Pension funds are seeing some good numbers coming down the PIPE.
Some 1,100 private placements in public companies, or PIPEs, represented a $19 billion market in 2003, and pension plans are being drawn to the investment strategy, said Steven Dresner, a third-party placement agent who also publishes a monthly PIPEs Report. He was vice president of the investment banking group at Ladenburg Thalmann & Co., New York.
Investors like them because they can be completed in a couple of weeks, unlike some private equity investments, which take much longer to place, Mr. Dresner said. Bankers and money managers offer PIPEs because fees are bigger, he said.

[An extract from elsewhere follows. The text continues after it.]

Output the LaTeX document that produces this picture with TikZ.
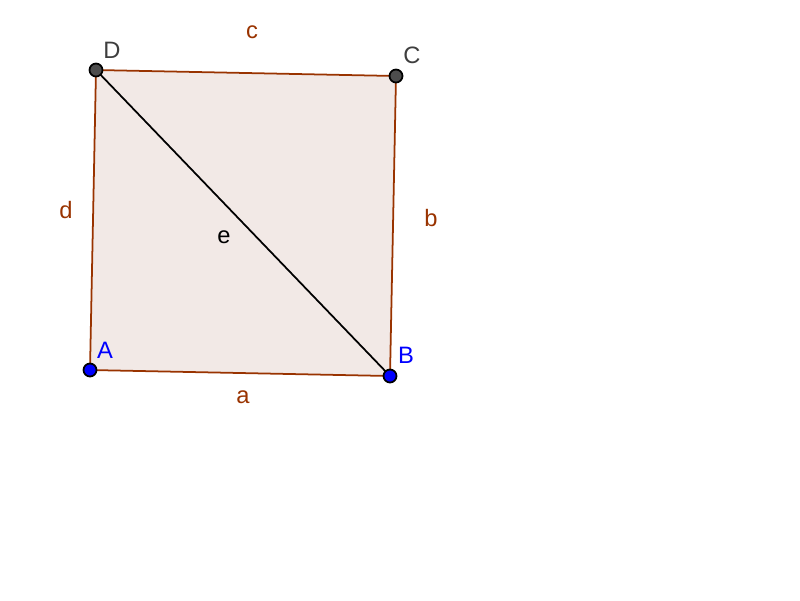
\documentclass[tikz,border=0pt]{standalone}
\usepackage{fontspec}
\setmainfont{Liberation Sans}
\definecolor{edge}{RGB}{153,51,0}
\definecolor{fillc}{RGB}{242,233,230}
\definecolor{ptblue}{RGB}{0,0,255}
\definecolor{ptgray}{RGB}{77,77,77}
\begin{document}
\begin{tikzpicture}[x=0.02cm,y=-0.02cm,
  pt/.style={circle,draw=black,line width=1pt,inner sep=0pt,minimum size=13*0.02cm},
  lbl/.style={font=\fontsize{13.5}{15}\selectfont},
  side/.style={draw=edge,line width=1pt}]
\useasboundingbox (0,0) rectangle (800,600);
\coordinate (A) at (90,370);
\coordinate (B) at (390,376);
\coordinate (C) at (396,76);
\coordinate (D) at (96,70);
\fill[fillc] (A) -- (B) -- (C) -- (D) -- cycle;
\draw[side] (A) -- (B);
\draw[side] (B) -- (C);
\draw[side] (C) -- (D);
\draw[side] (D) -- (A);
\draw[black,line width=1pt] (D) -- (B);
\node[pt,fill=ptblue] (pA) at (A) {};
\node[pt,fill=ptblue] (pB) at (B) {};
\node[pt,fill=ptgray] (pC) at (C) {};
\node[pt,fill=ptgray] (pD) at (D) {};
\node[lbl,text=ptblue] (lA) at (105,350) {A};
\node[lbl,text=ptblue] (lB) at (406,355) {B};
\node[lbl,text=ptgray!80!black] (lC) at (412,55) {C};
\node[lbl,text=ptgray!80!black] (lD) at (112,50) {D};
\node[lbl,text=edge] (la) at (243,397) {a};
\node[lbl,text=edge] (lb) at (431,218) {b};
\node[lbl,text=edge] (lc) at (252,32) {c};
\node[lbl,text=edge] (ld) at (66,210) {d};
\node[lbl,text=black] (le) at (224,237) {e};
\end{tikzpicture}
\end{document}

These factors are leading to a PIPEs comeback from the halcyon days of 2000 when PIPEs investments represented a $25 billion market. Last year was the first year of growth from the market's $17 billion low in 2002.

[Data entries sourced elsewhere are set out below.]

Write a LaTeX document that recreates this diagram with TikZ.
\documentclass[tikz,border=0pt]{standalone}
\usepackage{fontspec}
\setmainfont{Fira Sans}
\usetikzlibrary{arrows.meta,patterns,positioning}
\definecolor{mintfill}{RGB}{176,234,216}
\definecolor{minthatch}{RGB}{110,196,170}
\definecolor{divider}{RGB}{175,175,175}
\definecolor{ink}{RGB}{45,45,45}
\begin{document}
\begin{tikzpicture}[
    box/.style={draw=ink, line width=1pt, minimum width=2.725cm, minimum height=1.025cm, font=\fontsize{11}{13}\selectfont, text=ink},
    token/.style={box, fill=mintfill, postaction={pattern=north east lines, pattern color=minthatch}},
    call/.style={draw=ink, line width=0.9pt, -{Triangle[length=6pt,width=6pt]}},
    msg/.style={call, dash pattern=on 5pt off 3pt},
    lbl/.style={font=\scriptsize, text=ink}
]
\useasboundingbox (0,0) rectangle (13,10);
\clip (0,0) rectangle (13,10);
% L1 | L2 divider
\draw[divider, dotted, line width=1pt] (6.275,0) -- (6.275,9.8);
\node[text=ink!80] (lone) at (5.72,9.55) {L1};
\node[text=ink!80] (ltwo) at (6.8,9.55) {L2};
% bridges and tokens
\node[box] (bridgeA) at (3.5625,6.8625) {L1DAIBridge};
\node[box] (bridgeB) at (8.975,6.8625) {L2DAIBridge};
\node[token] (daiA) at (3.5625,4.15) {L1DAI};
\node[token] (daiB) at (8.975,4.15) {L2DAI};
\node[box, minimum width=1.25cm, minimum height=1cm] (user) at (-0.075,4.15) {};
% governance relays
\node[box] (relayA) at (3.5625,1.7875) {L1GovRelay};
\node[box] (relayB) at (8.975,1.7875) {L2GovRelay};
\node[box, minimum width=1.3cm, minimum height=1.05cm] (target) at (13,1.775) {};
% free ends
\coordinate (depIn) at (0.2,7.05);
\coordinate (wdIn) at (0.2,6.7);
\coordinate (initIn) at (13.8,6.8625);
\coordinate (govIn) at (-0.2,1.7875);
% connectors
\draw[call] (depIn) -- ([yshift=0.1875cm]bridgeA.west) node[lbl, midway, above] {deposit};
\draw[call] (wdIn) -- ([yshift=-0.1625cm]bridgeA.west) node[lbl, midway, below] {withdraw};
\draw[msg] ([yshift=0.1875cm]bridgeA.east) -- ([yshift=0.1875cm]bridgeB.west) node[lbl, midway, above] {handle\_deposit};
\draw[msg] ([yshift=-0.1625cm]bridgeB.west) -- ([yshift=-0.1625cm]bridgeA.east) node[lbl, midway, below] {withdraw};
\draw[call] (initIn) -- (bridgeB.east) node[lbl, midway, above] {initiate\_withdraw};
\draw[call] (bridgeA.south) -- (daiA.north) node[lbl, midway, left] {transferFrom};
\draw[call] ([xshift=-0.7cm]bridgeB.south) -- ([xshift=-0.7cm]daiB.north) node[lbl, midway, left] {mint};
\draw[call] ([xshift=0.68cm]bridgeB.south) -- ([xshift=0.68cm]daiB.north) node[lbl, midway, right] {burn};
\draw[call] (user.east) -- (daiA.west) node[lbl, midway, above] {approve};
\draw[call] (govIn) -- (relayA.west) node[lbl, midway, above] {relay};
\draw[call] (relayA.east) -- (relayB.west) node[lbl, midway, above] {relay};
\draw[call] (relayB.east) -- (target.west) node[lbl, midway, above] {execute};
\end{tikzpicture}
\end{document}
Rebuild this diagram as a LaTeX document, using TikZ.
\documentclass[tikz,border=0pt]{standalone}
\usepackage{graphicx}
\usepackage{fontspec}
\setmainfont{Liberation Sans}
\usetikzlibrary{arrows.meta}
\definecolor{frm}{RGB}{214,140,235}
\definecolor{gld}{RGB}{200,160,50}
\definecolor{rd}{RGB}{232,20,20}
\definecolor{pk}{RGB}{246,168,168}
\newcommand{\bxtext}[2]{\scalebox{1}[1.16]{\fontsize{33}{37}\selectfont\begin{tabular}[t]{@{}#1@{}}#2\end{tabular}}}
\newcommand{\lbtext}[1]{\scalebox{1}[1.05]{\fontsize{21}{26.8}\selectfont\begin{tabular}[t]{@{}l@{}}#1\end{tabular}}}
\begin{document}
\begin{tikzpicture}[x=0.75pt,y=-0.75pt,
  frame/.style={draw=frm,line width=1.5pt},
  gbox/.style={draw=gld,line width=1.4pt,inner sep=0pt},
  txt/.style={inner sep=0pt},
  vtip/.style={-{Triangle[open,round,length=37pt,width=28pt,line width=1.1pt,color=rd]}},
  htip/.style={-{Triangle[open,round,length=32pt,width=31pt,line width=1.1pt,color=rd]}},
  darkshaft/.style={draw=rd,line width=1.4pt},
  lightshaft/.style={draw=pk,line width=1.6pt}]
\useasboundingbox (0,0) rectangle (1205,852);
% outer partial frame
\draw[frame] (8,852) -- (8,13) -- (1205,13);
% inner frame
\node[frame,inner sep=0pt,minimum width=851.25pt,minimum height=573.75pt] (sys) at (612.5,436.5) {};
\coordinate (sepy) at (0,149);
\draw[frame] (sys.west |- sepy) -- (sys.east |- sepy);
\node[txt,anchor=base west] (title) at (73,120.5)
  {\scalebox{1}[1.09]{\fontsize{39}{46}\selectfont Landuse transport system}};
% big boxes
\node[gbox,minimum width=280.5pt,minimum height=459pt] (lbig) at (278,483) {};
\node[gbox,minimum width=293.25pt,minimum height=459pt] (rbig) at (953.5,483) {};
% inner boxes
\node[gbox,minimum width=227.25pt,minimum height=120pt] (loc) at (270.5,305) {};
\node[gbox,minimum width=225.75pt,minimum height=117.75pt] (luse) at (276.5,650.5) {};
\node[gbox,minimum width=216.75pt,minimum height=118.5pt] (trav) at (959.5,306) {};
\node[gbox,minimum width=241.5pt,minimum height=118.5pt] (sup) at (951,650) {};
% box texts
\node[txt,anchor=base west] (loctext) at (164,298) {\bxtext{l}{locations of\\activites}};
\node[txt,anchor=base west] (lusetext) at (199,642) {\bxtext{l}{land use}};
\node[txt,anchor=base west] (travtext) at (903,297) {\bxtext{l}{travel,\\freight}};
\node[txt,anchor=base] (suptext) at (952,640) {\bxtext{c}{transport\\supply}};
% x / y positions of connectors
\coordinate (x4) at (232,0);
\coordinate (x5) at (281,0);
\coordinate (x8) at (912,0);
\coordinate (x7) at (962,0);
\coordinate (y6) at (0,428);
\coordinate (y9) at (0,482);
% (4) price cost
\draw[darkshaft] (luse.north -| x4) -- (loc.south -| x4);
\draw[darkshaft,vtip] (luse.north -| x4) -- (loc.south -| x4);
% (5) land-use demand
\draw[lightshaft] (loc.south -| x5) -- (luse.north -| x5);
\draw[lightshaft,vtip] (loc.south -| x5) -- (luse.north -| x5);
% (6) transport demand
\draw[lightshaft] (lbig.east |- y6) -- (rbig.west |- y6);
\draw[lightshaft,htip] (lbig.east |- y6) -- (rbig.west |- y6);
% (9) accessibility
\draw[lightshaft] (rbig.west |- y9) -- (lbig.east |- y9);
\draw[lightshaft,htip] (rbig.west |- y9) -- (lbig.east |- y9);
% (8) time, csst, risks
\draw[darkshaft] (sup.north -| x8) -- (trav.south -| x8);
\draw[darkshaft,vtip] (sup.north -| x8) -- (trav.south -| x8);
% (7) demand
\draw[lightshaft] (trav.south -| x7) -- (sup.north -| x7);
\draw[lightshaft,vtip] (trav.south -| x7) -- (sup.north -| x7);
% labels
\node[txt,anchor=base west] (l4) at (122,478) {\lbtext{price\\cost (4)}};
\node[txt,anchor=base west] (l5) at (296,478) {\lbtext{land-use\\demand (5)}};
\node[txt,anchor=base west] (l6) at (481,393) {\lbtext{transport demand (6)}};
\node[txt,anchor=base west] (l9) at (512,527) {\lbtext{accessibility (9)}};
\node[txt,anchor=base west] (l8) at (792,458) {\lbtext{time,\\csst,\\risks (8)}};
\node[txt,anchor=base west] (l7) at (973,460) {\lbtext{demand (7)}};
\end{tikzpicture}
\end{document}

"The market declined, but much less quickly than the follow-on equity offering," Mr. Dresner said. "Large companies are getting involved, and $21 billion is predicted for 2004."
A number of pension funds — the C$68.2 billion (US$50.1 billion) Ontario Teachers' Pension Board, Toronto; the $13 billion pension plan of BellSouth Corp., Atlanta; and the $17.2 billion defined benefit of Honeywell, Morris Township, N.J. — are investing in PIPES as an opportunistic investment, Mr. Dresner noted.
Among the private equity funds investing in PIPEs are Apax Managers Inc., New York, and Silver Lake Partners, Menlo Park, Calif.